In her bare hand is a snowball.

It wouldn't have been a shock if she'd lobbed it at her companion or figured out another way to laugh and revel in such a glorious location.

That was her way for all 25 years of her life, enjoying nature, loving, helping and laughing with other people.

Sandall died Nov. 8 when she fell hundreds of feet off Yosemite National Park's famous Half Dome after a rainstorm created slippery footing.

Her death left family and friends digging into their souls looking for ways to honor her young, full life.

"The things she did in this short life I think are phenomenal," said Sandall's former teacher at Eldorado High School and dear friend, Joan Goessl. "She filled every corner. So many of us talk about the `I shoulds,' but she lived her life doing those things."

Just after graduating from Eldorado High School with a 4.0 grade-point average in 1999, she traveled to Nepal and Mexico, where she worked with homeless children to organize a school and raised money to support organizations opposing child labor.

There, she also forged a fair trade alliance with a group of women in Oaxaca, Mexico, and connected them with a market in Albuquerque.

Her parents, Paul and Rebecca Sandall, plan to continue this trade arrangement. The women, who called Emily "their sister," will be told of her death via e-mail, Rebecca Sandall said.

"She always looked out for the underdog, and she would kind of explain it as the people who might be forgotten," Rebecca Sandall said. "She was always beyond her years that way. But she had this playful side that kept her very pure and young."

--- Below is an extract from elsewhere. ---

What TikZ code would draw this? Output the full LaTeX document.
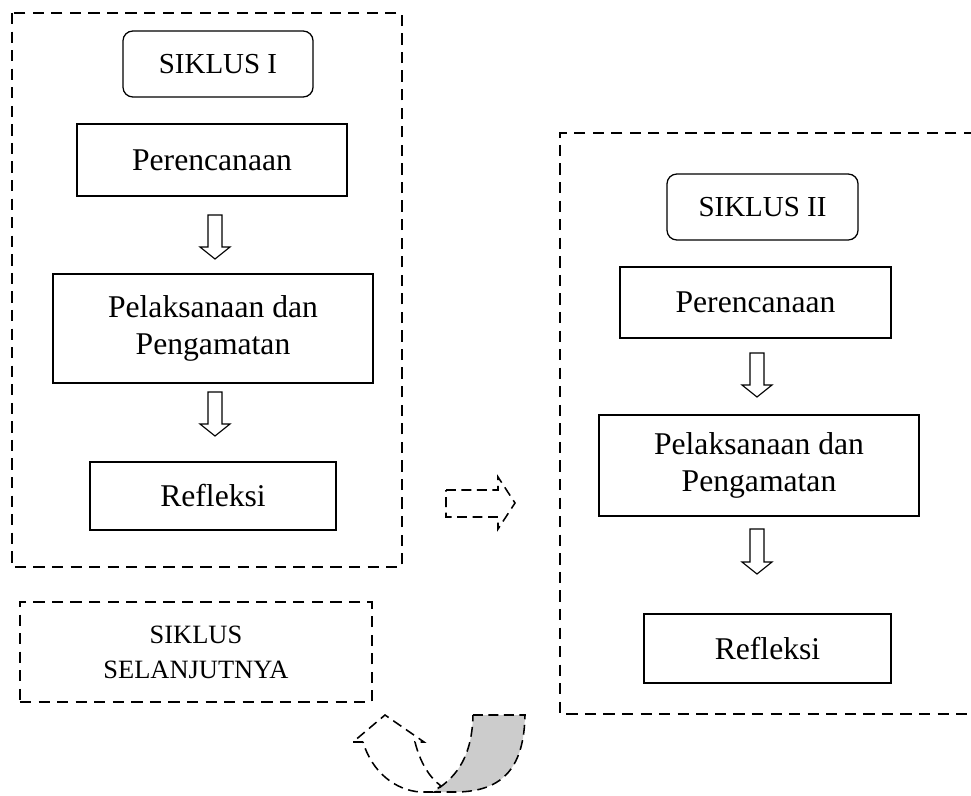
\documentclass[tikz,border=0pt]{standalone}
\usepackage{fontspec}
\setmainfont{Liberation Serif}
\usetikzlibrary{calc}
\tikzset{
	box/.style={draw, line width=0.9pt, inner sep=0pt, align=center, font=\fontsize{22.5}{26.3}\selectfont},
	titlebox/.style={box, rounded corners=7pt, font=\fontsize{20.6}{24}\selectfont},
	cyclebox/.style={draw, line width=1.9pt, dash pattern=on 8pt off 5.2pt},
	hollowarrow/.style={draw, line width=0.8pt, fill=white},
	dasharrow/.style={draw, line width=1.1pt, dash pattern=on 7pt off 4pt, fill=white},
}
\def\hollowdown(#1)(#2){\draw[hollowarrow] (#1) ++(-7,0) -- ++(0,#2) -- ++(-8,0) -- ++(15,12) -- ++(15,-12) -- ++(-8,0) -- ++(0,-#2) -- cycle;}

\begin{document}
\begin{tikzpicture}[x=0.025cm, y=-0.025cm]
			%%%%% START %%%%%
			\useasboundingbox (0,0) rectangle (971,795);
			\clip (0,0) rectangle (971,795);
			
			\draw[cyclebox] (12,13) rectangle (402,567);
			\draw[cyclebox] (975,133) -- (560,133) -- (560,714) -- (975,714);
			\node[cyclebox, minimum width=8.8cm, minimum height=2.5cm, align=center, font=\fontsize{18.8}{25}\selectfont] (next) at (196,652) {SIKLUS\\SELANJUTNYA};
			
			\node[titlebox, minimum width=4.75cm, minimum height=1.65cm] (sik1) at (218,64) {SIKLUS I};
			\node[box, minimum width=6.75cm, minimum height=1.8cm] (ren1) at (212,160) {Perencanaan};
			\node[box, minimum width=8cm, minimum height=2.725cm] (pel1) at (213,328.5) {Pelaksanaan dan\\Pengamatan};
			\node[box, minimum width=6.15cm, minimum height=1.7cm] (ref1) at (213,496) {Refleksi};
			
			\coordinate (a1) at (215,215); \hollowdown(a1)(32)
			\coordinate (a2) at (215,392); \hollowdown(a2)(32)
			
			\node[titlebox, minimum width=4.775cm, minimum height=1.65cm] (sik2) at (762.5,207) {SIKLUS II};
			\node[box, minimum width=6.775cm, minimum height=1.775cm] (ren2) at (755.5,302.5) {Perencanaan};
			\node[box, minimum width=8cm, minimum height=2.525cm] (pel2) at (759,465.5) {Pelaksanaan dan\\Pengamatan};
			\node[box, minimum width=6.175cm, minimum height=1.725cm] (ref2) at (767.5,648.5) {Refleksi};
			
			\coordinate (a3) at (757,353); \hollowdown(a3)(32)
			\coordinate (a4) at (757,529); \hollowdown(a4)(33)
			
			\coordinate (go) at (446,490);
			\draw[dasharrow] (go) -- ++(52,0) -- ++(0,-13) -- ++(17,26) -- ++(-17,26) -- ++(0,-12) -- ++(-52,0) -- cycle;
			
			\draw[dasharrow, fill=black!20] (473,715) -- (525,715) .. controls (524,765) and (505,792) .. (455,792) -- (433,792) .. controls (452,780) and (472,762) .. (473,715) -- cycle;
			\draw[dasharrow] (363,742) -- (353,742) -- (385,715) -- (424,742) -- (415,742) .. controls (420,762) and (429,777) .. (441,786) -- (433,792) -- (420,792) .. controls (395,790) and (372,772) .. (363,742) -- cycle;
			%%%%% END %%%%%
\end{tikzpicture}
\end{document}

Emily Sandall graduated from the University of Montana-Missoula in 2004 and most recently worked as an outdoor guide with children's camps in Montana.

She hoped to open an organic farm for battered women and had taken two months off work and school to help rebuild areas in Katrina-ravaged New Orleans.

Her parents, along with her siblings Barry and Laura, are creating a foundation in Emily's name to fund tuition to the outdoor children's camps Emily cherished.

"She was a light for lots of people, a pretty unique person," Paul Sandall said. "I think everybody admired her sense of adventure and sense of humanitarianism."

Sandall was also an accomplished athlete, a runner. In 1998, she was selected as The Tribune's athlete of the year in Cross Country.

At that time, she answered The Tribune's questionnaire:

"My advice is: I hope everyone out there has a reason to smile that outweighs your reasons to frown.

"What people don't know is: I hate shopping. I always feel guilty getting new things when I'd much rather have homemade things or hand-me-downs. And, I like cheese."

This sense of humility, hopefulness and playfulness were always a part of Emily, friends and family say.

"Her death is causing me to reflect on the way I live and looking at this legacy," said Goessl, "her legacy of true beauty in every moment of every day."